> **TASK TO CARRY OUT**: List the lines of this listing that hold the word "React".

[Dataset items]
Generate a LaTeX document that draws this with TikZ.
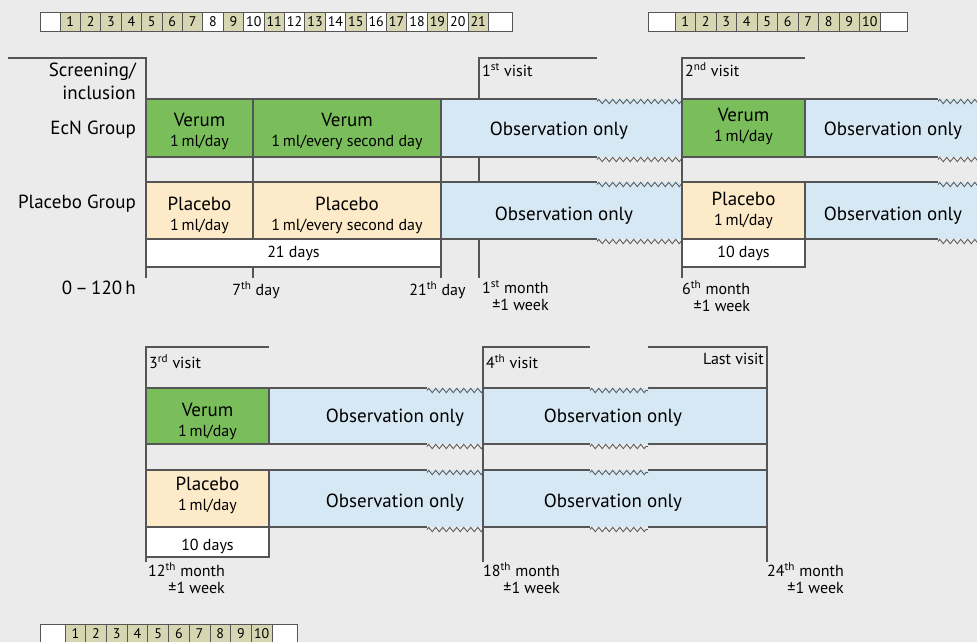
\documentclass[tikz,border=0pt]{standalone}
\usepackage{fontspec}
\setmainfont{PT Sans}
\usetikzlibrary{decorations.pathmorphing}
\definecolor{bggrey}{RGB}{235,235,235}
\definecolor{verumgreen}{RGB}{122,190,92}
\definecolor{placebopeach}{RGB}{253,234,200}
\definecolor{obsblue}{RGB}{214,232,243}
\definecolor{dayshade}{RGB}{214,214,178}
\definecolor{linegrey}{RGB}{85,85,85}
\tikzset{
	frame/.style={draw=linegrey, line width=1.1pt},
	cell/.style={draw=linegrey, line width=0.7pt},
	wave/.style={draw=linegrey, line width=0.8pt, decorate, decoration={zigzag, segment length=7pt, amplitude=2.2pt}},
	big/.style={font=\fontsize{19}{23}\selectfont, inner sep=0pt},
	small/.style={font=\fontsize{16}{17}\selectfont, inner sep=0pt},
	drug/.style={font=\fontsize{19}{20}\selectfont, align=center, inner sep=0pt},
	daynum/.style={font=\fontsize{14}{14}\selectfont, inner sep=0pt},
	when/.style={font=\fontsize{16}{17}\selectfont, align=right, inner sep=0pt, anchor=north west},
}
\newcommand{\sm}{\fontsize{16}{20}\selectfont}

\begin{document}
\begin{tikzpicture}[x=1pt, y=-1pt]
			%%%%% START %%%%%
			\fill[bggrey] (0, 0) rectangle (977, 642);
			\useasboundingbox (0, 0) rectangle (977, 642);
			
			% day strips
			\fill[white] (40, 12) rectangle (512, 31);
			\foreach \i in {1,2,3,4,5,6,7,9,11,13,15,17,19,21}
				\fill[dayshade] ({60+(\i-1)*20.4}, 12) rectangle ({60+\i*20.4}, 31);
			\draw[cell] (40, 12) rectangle (512, 31);
			\foreach \i in {1,...,21} {
				\draw[cell] ({60+(\i-1)*20.4}, 12) rectangle ({60+\i*20.4}, 31);
				\node[daynum] (a\i) at ({49.8+\i*20.4}, 22) {\i};
			}
			
			\fill[white] (648, 12) rectangle (907, 31);
			\draw[cell] (648, 12) rectangle (907, 31);
			\foreach \i in {1,...,10} {
				\draw[cell, fill=dayshade] ({675+(\i-1)*20.5}, 12) rectangle ({675+\i*20.5}, 31);
				\node[daynum] (b\i) at ({664.75+\i*20.5}, 22) {\i};
			}
			
			\fill[white] (40, 624) rectangle (297, 643);
			\draw[cell] (40, 624) rectangle (297, 643);
			\foreach \i in {1,...,10} {
				\draw[cell, fill=dayshade] ({65+(\i-1)*20.7}, 624) rectangle ({65+\i*20.7}, 643);
				\node[daynum] (c\i) at ({54.65+\i*20.7}, 634) {\i};
			}
			
			% first part: verticals
			\draw[frame] (8, 58) -- (146, 58) -- (146, 278);
			\draw[frame] (253, 99) -- (253, 278);
			\draw[frame] (441, 99) -- (441, 278);
			\draw[frame] (597, 58) -- (479, 58) -- (479, 278);
			\draw[frame] (805, 58) -- (682, 58) -- (682, 278);
			
			% first part: boxes
			\draw[frame, fill=verumgreen] (146, 99) rectangle (253, 157);
			\draw[frame, fill=verumgreen] (253, 99) rectangle (441, 157);
			\draw[frame, fill=placebopeach] (146, 182) rectangle (253, 239);
			\draw[frame, fill=placebopeach] (253, 182) rectangle (441, 239);
			\draw[frame, fill=white] (146, 239) rectangle (441, 267);
			
			\fill[obsblue] (442, 99) rectangle (682, 157);
			\fill[obsblue] (442, 182) rectangle (682, 239);
			\foreach \y in {99, 157, 182, 239} {
				\draw[frame] (441, \y) -- (597, \y);
				\draw[wave] (597, \y+2.5) -- (682, \y+2.5);
			}
			
			\draw[frame, fill=verumgreen] (682, 99) rectangle (805, 157);
			\draw[frame, fill=placebopeach] (682, 182) rectangle (805, 239);
			\draw[frame, fill=white] (682, 239) rectangle (805, 267);
			
			\fill[obsblue] (806, 99) rectangle (977, 157);
			\fill[obsblue] (806, 182) rectangle (977, 239);
			\foreach \y in {99, 157, 182, 239} {
				\draw[frame] (805, \y) -- (938, \y);
				\draw[wave] (938, \y+2.5) -- (985, \y+2.5);
			}
			
			% first part: texts
			\node[big, align=right, anchor=east] (screen) at (136, 81) {Screening/\\inclusion};
			\node[big, anchor=east] (ecn) at (136, 130) {EcN Group};
			\node[big, anchor=east] (plac) at (136, 204) {Placebo Group};
			\node[big, anchor=east] (hours) at (136, 288) {0\,–\,120\,h};
			
			\node[drug] (ver1) at (199.5, 131) {Verum\\\sm 1\,ml/day};
			\node[drug] (ver2) at (347, 131) {Verum\\\sm 1\,ml/every second day};
			\node[drug] (pla1) at (199.5, 215) {Placebo\\\sm 1\,ml/day};
			\node[drug] (pla2) at (347, 215) {Placebo\\\sm 1\,ml/every second day};
			\node[small] (days21) at (293.5, 253) {21 days};
			\node[big] (obs1) at (559, 131) {Observation only};
			\node[big] (obs2) at (564, 216) {Observation only};
			\node[drug] (ver3) at (743.5, 126) {Verum\\\sm 1\,ml/day};
			\node[drug] (pla3) at (743.5, 210) {Placebo\\\sm 1\,ml/day};
			\node[small] (days10a) at (743.5, 253) {10 days};
			\node[big] (obs3) at (893, 131) {Observation only};
			\node[big] (obs4) at (893, 216) {Observation only};
			
			\node[small, anchor=west] (visit1) at (482, 70) {1\textsuperscript{st} visit};
			\node[small, anchor=west] (visit2) at (685, 70) {2\textsuperscript{nd} visit};
			
			\node[small] (day7) at (256, 290) {7\textsuperscript{th} day};
			\node[small] (day21) at (437.5, 290) {21\textsuperscript{th} day};
			\node[when] (month1) at (482, 280) {1\textsuperscript{st} month\\±1 week};
			\node[when] (month6) at (682, 280) {6\textsuperscript{th} month\\±1 week};
			
			% second part: verticals
			\draw[frame] (269, 347) -- (146, 347) -- (146, 562);
			\draw[frame] (590, 347) -- (483, 347) -- (483, 562);
			\draw[frame] (648, 347) -- (767, 347) -- (767, 562);
			
			% second part: boxes
			\draw[frame, fill=verumgreen] (146, 388) rectangle (269, 444);
			\draw[frame, fill=placebopeach] (146, 470) rectangle (269, 527);
			\draw[frame, fill=white] (146, 527) rectangle (269, 557);
			
			\fill[obsblue] (270, 388) rectangle (483, 444);
			\fill[obsblue] (270, 470) rectangle (483, 527);
			\fill[obsblue] (484, 388) rectangle (766, 444);
			\fill[obsblue] (484, 470) rectangle (766, 527);
			\foreach \y in {388, 444, 470, 527} {
				\draw[frame] (269, \y) -- (427, \y);
				\draw[wave] (427, \y+2.5) -- (483, \y+2.5);
				\draw[frame] (483, \y) -- (590, \y);
				\draw[wave] (590, \y+2.5) -- (648, \y+2.5);
				\draw[frame] (648, \y) -- (767, \y);
			}
			\draw[frame] (483, 380) -- (483, 535);
			\draw[frame] (767, 380) -- (767, 535);
			
			% second part: texts
			\node[drug] (ver4) at (207.5, 421) {Verum\\\sm 1\,ml/day};
			\node[drug] (pla4) at (207.5, 495) {Placebo\\\sm 1\,ml/day};
			\node[small] (days10b) at (207.5, 546) {10 days};
			\node[big] (obs5) at (395, 418) {Observation only};
			\node[big] (obs6) at (395, 503) {Observation only};
			\node[big] (obs7) at (613, 418) {Observation only};
			\node[big] (obs8) at (613, 503) {Observation only};
			
			\node[small, anchor=west] (visit3) at (149, 362) {3\textsuperscript{rd} visit};
			\node[small, anchor=west] (visit4) at (486, 362) {4\textsuperscript{th} visit};
			\node[small, anchor=east] (visit5) at (764, 359) {Last visit};
			
			\node[when] (month12) at (148, 562) {12\textsuperscript{th} month\\±1 week};
			\node[when] (month18) at (483, 562) {18\textsuperscript{th} month\\±1 week};
			\node[when] (month24) at (767, 562) {24\textsuperscript{th} month\\±1 week};
			%%%%% END %%%%%
\end{tikzpicture}
\end{document}
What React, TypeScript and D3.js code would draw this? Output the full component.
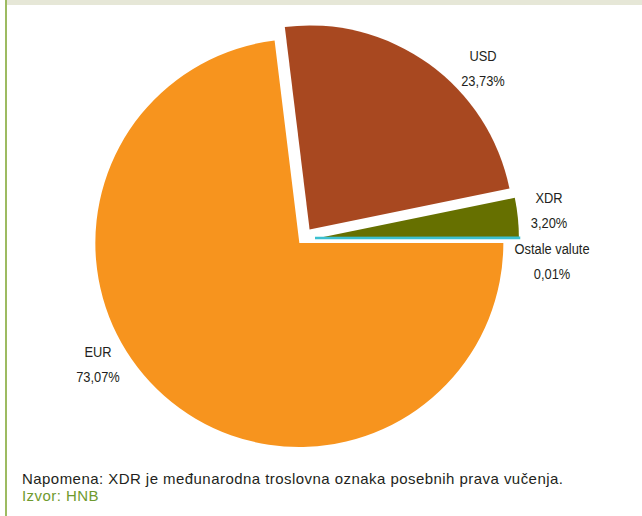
import React from "react";
import * as d3 from "d3";

const categories = ["EUR", "USD", "XDR", "Ostale valute"];
const values = [73.07, 23.73, 3.2, 0.01];
const valueLabels = ["73,07%", "23,73%", "3,20%", "0,01%"];
const colors = ["#F7941E", "#A84820", "#667000", "#3BC0D0"];
const explode = [4, 13, 13, 13];
const labelPos: [number, number][] = [
  [98, 357],
  [483, 61],
  [549, 203],
  [552, 254],
];
const note = "Napomena: XDR je međunarodna troslovna oznaka posebnih prava vučenja.";
const source = "Izvor: HNB";

const W = 642;
const H = 516;
const cx = 302;
const cy = 240;
const R = 204;

export default function App() {
  const pie = d3
    .pie<number>()
    .sort(null)
    .value((d) => d)
    .startAngle(Math.PI / 2)
    .endAngle(Math.PI / 2 + 2 * Math.PI);
  const arcs = pie(values);
  const arc = d3.arc<d3.PieArcDatum<number>>().innerRadius(0).outerRadius(R);
  const labelFont = "'Liberation Sans', Arial, sans-serif";

  return (
    <svg
      width={W}
      height={H}
      style={{ position: "absolute", left: 0, top: 0, background: "#fff" }}
    >
      <rect x={0} y={0} width={W} height={H} fill="#fff" />
      <rect x={7} y={0} width={W - 7} height={5} fill="#E6E7D7" />
      <rect x={5} y={0} width={2} height={H} fill="#9DBB61" />
      <g transform={`translate(${cx},${cy})`}>
        {arcs.map((a, i) => {
          const mid = (a.startAngle + a.endAngle) / 2;
          const dx = Math.sin(mid) * explode[i];
          const dy = -Math.cos(mid) * explode[i];
          const tiny = a.endAngle - a.startAngle < 0.01;
          return (
            <path
              key={categories[i]}
              d={arc(a) || ""}
              transform={`translate(${dx},${dy - (tiny ? 2 : 0)})`}
              fill={colors[i]}
              stroke={tiny ? colors[i] : "none"}
              strokeWidth={tiny ? 2.5 : 0}
            />
          );
        })}
      </g>
      {categories.map((c, i) => (
        <g
          key={c}
          transform={`translate(${labelPos[i][0]},${labelPos[i][1]}) scale(0.83,1)`}
        >
          <text
            x={0}
            y={0}
            textAnchor="middle"
            fontFamily={labelFont}
            fontSize={15.5}
            fill="#231F20"
          >
            <tspan x={0}>{c}</tspan>
            <tspan x={0} dy={25}>
              {valueLabels[i]}
            </tspan>
          </text>
        </g>
      ))}
      <text
        x={22}
        y={484}
        fontFamily="'Liberation Sans', Arial, sans-serif"
        fontSize={15}
        letterSpacing={0.45}
        fill="#231F20"
      >
        {note}
      </text>
      <text
        x={22}
        y={501}
        fontFamily="'Liberation Sans', Arial, sans-serif"
        fontSize={15}
        letterSpacing={0.45}
        fill="#6F9A2E"
      >
        {source}
      </text>
    </svg>
  );
}
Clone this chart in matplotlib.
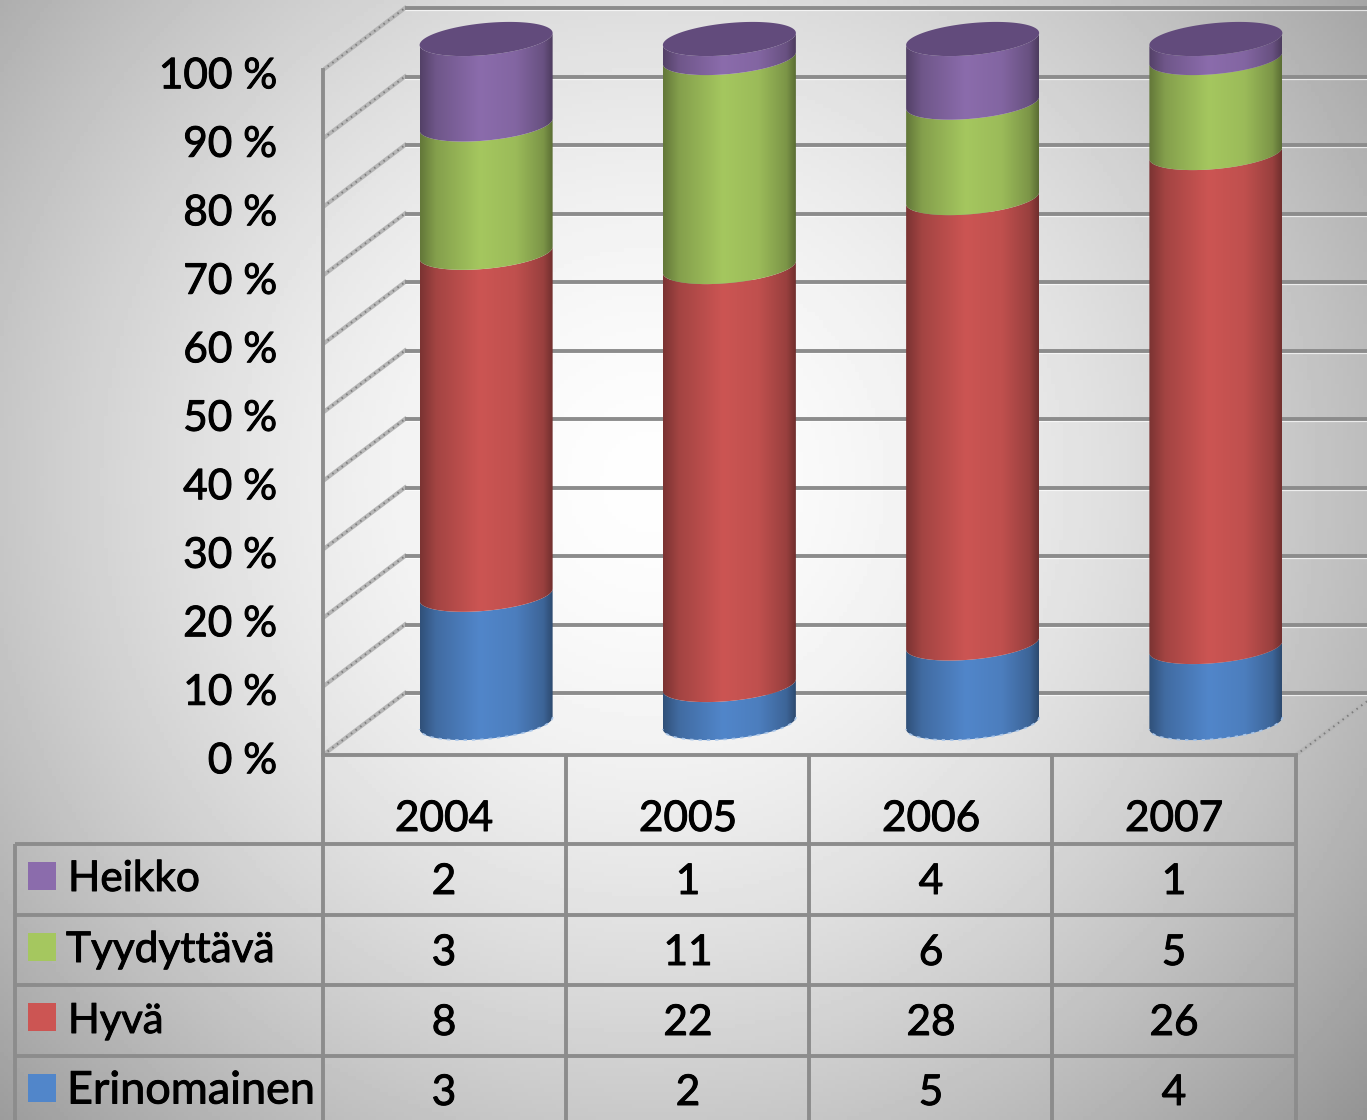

> **RESPONSE BELOW**:
What React, TypeScript and D3.js code would draw this? Output the full component.
import React from "react";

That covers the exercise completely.